━━━ Dataset content
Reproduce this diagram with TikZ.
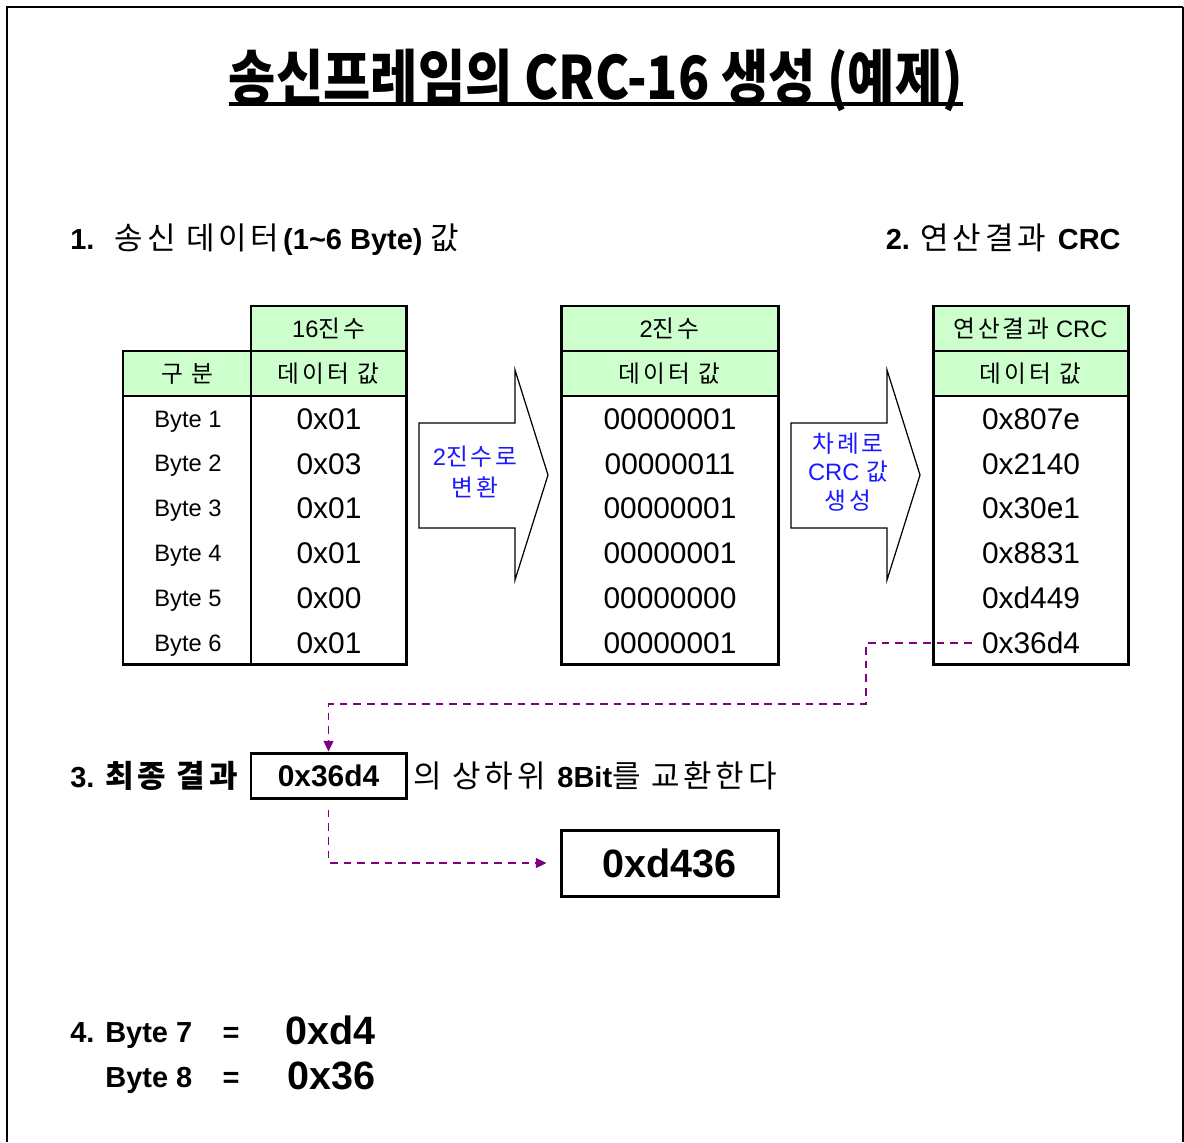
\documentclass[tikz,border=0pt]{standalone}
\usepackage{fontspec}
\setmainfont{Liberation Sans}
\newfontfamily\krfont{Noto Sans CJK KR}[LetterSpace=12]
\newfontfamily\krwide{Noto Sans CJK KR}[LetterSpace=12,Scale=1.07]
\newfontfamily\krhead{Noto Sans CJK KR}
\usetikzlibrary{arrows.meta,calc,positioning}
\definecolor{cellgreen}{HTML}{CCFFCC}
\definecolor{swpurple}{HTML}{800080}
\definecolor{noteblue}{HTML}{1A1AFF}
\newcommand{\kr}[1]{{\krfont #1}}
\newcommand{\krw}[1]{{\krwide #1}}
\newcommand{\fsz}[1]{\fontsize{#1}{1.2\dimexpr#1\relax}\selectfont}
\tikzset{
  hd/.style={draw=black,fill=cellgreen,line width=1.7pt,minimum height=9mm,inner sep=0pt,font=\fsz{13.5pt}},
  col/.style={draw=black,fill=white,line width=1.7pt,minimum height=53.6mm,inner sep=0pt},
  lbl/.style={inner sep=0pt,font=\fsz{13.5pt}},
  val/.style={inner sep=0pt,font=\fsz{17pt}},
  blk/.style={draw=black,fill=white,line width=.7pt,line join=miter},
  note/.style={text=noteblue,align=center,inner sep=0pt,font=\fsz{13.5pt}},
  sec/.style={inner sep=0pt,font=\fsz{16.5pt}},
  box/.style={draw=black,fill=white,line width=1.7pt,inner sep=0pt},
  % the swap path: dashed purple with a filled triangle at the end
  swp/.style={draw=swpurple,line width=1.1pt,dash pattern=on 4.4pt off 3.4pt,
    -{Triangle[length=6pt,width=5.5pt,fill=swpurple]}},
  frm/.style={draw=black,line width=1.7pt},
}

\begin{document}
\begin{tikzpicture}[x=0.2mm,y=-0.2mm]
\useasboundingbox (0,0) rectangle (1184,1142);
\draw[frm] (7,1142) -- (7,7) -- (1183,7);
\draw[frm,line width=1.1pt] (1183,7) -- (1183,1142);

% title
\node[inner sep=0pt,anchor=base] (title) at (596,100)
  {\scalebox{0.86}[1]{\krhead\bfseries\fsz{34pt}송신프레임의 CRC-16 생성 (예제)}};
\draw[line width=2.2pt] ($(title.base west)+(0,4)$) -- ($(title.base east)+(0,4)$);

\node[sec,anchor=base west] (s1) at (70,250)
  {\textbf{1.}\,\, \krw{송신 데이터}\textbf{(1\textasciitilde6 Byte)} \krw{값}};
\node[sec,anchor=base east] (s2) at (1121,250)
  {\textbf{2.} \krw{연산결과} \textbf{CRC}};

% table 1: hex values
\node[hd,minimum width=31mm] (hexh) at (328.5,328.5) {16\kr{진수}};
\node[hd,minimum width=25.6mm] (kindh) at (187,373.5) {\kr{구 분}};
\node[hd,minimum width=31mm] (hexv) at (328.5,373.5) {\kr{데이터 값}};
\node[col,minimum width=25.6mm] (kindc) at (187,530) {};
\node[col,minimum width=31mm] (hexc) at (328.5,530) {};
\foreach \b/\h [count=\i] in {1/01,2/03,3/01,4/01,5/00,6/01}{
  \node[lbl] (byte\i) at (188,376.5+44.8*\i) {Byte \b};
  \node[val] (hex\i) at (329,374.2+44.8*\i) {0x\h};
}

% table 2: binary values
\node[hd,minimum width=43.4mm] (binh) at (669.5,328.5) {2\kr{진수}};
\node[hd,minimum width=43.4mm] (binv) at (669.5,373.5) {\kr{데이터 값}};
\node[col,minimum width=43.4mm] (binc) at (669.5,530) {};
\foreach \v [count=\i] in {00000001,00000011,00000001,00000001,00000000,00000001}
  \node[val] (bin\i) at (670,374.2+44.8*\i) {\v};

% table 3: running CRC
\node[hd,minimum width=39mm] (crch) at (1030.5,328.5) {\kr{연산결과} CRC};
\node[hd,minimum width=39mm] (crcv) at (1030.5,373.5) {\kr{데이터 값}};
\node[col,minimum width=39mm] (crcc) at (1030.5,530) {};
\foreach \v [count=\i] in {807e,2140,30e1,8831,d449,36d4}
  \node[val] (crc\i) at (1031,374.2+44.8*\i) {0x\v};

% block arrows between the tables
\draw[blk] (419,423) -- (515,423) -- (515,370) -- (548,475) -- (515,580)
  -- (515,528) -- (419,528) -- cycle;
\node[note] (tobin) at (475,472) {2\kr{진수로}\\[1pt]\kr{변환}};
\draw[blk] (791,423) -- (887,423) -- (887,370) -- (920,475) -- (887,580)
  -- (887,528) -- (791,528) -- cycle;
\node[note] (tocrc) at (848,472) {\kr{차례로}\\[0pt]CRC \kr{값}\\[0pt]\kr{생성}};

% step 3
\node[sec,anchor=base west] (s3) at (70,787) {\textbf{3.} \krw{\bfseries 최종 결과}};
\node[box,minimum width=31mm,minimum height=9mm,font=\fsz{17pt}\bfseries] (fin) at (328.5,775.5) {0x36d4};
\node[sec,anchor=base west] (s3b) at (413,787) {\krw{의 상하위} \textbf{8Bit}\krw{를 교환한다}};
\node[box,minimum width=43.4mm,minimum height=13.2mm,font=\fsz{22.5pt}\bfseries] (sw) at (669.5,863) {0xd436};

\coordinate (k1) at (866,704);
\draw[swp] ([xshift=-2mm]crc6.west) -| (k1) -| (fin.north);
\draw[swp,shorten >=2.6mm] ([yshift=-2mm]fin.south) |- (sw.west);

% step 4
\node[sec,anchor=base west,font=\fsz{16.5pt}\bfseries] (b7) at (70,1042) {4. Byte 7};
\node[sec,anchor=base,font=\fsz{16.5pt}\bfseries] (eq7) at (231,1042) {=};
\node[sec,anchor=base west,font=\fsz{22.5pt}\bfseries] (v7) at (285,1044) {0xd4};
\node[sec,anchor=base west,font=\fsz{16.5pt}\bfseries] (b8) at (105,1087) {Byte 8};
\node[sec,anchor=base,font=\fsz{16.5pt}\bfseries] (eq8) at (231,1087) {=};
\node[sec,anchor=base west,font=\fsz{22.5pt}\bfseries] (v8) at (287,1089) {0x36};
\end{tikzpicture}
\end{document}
━━━━━━
━━━ Dataset content
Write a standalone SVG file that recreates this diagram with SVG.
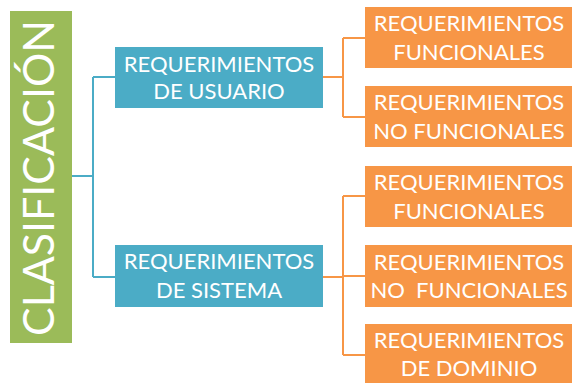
━━━━━━
━━━ Dataset content
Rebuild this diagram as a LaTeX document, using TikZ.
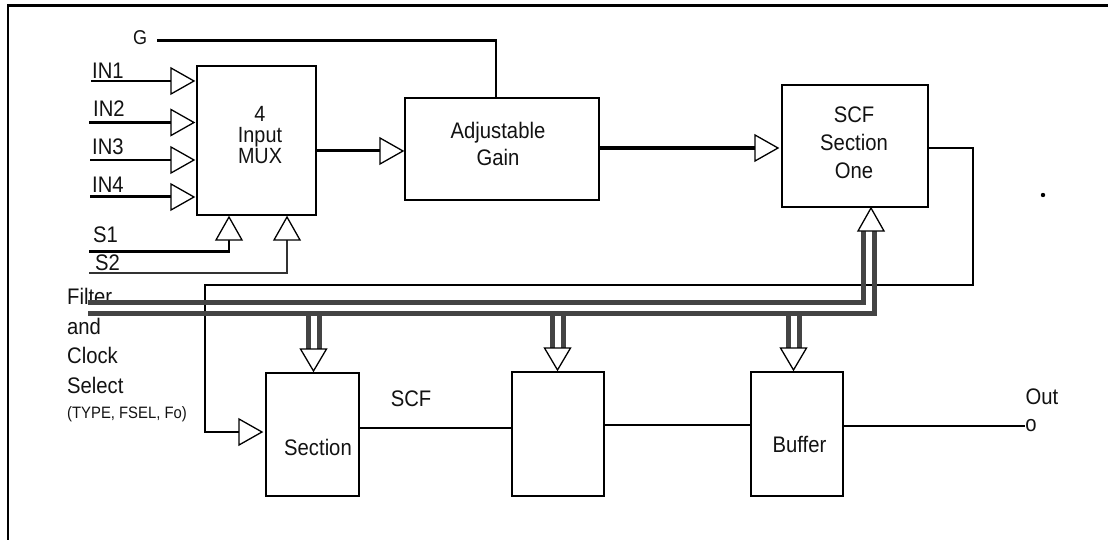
━━━━━━
■ Request ■
Pull out every line in the material above where "this" occurs.

■ Expected answer ■
Reproduce this diagram with TikZ.
Write a standalone SVG file that recreates this diagram with SVG.
Rebuild this diagram as a LaTeX document, using TikZ.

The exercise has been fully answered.